### Task requirements
Would you print the material exactly, starting at its first line and ending at the line holding "from matplotlib.patches import Rectangle"?

### Information provided
+--

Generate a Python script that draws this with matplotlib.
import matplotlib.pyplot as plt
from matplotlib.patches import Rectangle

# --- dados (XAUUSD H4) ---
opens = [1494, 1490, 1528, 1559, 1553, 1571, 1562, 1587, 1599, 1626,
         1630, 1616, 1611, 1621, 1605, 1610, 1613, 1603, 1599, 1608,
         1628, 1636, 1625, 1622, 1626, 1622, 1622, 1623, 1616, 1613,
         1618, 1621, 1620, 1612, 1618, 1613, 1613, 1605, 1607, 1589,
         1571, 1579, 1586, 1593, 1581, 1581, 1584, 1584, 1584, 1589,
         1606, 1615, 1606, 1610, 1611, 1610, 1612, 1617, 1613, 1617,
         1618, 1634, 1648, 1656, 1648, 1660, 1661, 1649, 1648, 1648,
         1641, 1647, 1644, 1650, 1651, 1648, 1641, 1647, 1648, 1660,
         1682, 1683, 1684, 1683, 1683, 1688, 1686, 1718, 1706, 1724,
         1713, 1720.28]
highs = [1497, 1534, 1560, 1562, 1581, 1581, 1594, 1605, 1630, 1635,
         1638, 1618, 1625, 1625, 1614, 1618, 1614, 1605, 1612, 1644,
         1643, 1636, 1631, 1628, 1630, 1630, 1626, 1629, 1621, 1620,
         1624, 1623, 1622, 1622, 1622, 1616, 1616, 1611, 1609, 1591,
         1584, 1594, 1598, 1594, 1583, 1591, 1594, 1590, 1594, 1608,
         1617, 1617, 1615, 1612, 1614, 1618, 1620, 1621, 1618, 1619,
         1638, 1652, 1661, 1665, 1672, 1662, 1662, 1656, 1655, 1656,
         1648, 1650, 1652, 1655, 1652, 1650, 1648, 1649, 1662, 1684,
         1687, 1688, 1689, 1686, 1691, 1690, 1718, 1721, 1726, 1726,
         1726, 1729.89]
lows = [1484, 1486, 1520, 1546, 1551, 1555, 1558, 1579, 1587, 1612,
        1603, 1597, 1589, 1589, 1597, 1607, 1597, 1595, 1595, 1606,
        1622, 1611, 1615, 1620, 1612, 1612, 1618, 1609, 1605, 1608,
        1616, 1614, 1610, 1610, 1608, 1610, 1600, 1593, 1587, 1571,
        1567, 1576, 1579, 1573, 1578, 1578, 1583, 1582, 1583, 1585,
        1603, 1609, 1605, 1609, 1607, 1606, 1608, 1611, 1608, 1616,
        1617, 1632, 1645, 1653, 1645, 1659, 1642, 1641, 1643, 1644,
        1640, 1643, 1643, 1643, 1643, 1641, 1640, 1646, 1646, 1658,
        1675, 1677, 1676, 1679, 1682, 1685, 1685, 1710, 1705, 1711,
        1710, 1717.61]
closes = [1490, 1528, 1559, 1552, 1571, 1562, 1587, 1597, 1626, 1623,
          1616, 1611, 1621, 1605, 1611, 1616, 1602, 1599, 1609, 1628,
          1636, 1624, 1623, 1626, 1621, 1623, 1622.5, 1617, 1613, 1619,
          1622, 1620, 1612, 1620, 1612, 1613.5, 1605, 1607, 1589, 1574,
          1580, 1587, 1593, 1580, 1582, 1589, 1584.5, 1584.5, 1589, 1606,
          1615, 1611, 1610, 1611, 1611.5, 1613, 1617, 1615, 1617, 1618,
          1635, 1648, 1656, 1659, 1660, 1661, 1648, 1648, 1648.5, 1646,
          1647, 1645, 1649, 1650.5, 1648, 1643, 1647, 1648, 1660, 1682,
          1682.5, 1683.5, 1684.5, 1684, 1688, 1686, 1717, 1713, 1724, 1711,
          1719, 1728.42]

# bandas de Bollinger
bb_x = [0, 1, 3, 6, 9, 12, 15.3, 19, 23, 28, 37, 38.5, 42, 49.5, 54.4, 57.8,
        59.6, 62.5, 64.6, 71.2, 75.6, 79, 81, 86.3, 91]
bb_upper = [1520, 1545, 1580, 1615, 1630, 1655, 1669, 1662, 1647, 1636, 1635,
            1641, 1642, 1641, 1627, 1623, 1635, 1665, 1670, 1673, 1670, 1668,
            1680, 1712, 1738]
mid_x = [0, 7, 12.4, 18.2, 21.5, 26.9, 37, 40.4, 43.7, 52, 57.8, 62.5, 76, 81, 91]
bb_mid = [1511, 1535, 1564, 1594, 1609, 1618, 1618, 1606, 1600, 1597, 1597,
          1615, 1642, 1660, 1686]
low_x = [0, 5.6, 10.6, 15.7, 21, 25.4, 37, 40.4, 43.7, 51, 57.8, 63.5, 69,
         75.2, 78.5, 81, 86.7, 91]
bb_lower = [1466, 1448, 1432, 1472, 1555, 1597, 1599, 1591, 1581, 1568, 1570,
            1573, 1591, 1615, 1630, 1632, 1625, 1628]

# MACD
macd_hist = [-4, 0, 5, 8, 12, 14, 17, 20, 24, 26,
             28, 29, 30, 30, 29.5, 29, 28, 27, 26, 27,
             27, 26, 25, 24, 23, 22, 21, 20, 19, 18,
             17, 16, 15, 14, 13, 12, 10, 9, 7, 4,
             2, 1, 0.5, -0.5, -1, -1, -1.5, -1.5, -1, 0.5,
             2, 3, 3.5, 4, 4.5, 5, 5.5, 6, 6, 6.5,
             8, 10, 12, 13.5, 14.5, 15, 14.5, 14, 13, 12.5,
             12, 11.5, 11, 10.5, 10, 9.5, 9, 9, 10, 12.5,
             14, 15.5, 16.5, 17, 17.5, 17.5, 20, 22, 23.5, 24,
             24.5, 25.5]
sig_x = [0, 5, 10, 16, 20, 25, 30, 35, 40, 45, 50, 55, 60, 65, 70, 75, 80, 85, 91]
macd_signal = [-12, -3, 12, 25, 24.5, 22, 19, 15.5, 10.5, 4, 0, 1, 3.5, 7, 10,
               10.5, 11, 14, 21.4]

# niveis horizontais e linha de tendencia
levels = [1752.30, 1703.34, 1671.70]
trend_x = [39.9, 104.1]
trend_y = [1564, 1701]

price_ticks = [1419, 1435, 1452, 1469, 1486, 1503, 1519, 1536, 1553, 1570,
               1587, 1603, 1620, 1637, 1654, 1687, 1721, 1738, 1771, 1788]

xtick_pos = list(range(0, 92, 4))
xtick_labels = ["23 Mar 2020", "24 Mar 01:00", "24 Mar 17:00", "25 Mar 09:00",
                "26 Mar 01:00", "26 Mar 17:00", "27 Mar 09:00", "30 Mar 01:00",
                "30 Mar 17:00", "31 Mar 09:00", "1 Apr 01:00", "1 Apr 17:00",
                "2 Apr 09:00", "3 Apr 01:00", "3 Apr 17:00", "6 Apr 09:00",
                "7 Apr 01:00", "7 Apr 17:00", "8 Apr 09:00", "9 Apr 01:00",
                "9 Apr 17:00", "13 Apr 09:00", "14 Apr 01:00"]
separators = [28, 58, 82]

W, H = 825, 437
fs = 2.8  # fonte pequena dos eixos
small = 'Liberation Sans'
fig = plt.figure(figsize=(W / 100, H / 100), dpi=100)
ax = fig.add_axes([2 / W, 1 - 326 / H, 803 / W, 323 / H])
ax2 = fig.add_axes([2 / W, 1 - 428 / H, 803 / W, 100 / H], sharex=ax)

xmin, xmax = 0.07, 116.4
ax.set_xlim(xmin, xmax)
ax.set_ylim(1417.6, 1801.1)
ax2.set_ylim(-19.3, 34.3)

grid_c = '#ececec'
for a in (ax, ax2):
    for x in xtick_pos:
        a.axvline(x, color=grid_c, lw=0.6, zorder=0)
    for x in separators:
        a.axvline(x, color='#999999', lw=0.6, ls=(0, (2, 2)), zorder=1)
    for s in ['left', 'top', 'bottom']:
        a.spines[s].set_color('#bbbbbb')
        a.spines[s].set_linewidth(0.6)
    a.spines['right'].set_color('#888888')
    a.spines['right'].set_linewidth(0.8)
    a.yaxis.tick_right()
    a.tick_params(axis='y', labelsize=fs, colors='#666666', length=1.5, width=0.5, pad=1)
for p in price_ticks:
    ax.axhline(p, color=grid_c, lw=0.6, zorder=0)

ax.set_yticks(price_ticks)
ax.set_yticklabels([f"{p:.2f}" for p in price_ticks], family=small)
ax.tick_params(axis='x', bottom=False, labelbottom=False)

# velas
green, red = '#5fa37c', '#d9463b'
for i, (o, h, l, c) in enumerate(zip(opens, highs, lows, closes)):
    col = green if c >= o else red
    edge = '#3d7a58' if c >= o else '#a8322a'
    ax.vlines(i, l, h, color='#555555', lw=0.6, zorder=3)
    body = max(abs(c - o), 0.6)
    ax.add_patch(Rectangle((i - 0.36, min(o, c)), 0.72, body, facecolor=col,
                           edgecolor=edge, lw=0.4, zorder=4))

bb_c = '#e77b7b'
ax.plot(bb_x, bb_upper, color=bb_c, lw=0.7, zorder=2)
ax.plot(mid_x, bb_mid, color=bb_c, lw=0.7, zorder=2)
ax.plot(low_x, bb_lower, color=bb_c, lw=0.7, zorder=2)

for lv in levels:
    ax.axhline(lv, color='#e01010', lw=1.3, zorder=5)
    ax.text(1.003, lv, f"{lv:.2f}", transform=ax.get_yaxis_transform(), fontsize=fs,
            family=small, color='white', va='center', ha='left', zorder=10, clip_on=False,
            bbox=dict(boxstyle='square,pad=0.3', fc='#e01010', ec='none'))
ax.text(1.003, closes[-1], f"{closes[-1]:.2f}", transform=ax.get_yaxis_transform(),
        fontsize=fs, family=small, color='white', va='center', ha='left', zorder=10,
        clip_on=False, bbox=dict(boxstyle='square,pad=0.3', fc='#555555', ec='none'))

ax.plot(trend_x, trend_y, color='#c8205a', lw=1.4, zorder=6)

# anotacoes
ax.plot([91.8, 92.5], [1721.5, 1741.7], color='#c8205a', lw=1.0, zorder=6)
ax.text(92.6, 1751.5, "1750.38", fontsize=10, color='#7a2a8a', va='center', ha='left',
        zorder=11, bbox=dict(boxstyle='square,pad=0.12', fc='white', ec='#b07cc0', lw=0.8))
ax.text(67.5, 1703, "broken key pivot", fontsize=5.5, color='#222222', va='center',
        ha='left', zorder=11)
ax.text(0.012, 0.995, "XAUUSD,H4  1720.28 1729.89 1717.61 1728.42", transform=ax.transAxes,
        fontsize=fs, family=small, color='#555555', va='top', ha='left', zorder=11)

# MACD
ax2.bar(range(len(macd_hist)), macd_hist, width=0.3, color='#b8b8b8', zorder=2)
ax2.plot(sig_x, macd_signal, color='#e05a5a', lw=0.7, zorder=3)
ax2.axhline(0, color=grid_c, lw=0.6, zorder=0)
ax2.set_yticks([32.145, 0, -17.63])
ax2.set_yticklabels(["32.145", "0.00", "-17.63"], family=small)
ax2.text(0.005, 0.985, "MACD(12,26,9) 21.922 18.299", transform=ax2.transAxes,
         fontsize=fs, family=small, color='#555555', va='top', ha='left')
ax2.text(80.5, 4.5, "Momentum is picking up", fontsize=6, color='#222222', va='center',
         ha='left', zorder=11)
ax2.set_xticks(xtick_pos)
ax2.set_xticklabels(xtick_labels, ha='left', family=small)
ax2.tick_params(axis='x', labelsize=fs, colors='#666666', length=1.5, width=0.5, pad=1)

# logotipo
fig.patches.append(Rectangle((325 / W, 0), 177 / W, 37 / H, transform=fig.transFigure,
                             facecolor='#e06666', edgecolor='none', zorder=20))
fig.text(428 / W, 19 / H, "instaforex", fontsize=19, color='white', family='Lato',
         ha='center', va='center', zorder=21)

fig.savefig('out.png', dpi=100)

+--

### Exercise response
Generate a Python script that draws this with matplotlib.
import matplotlib.pyplot as plt
from matplotlib.patches import Rectangle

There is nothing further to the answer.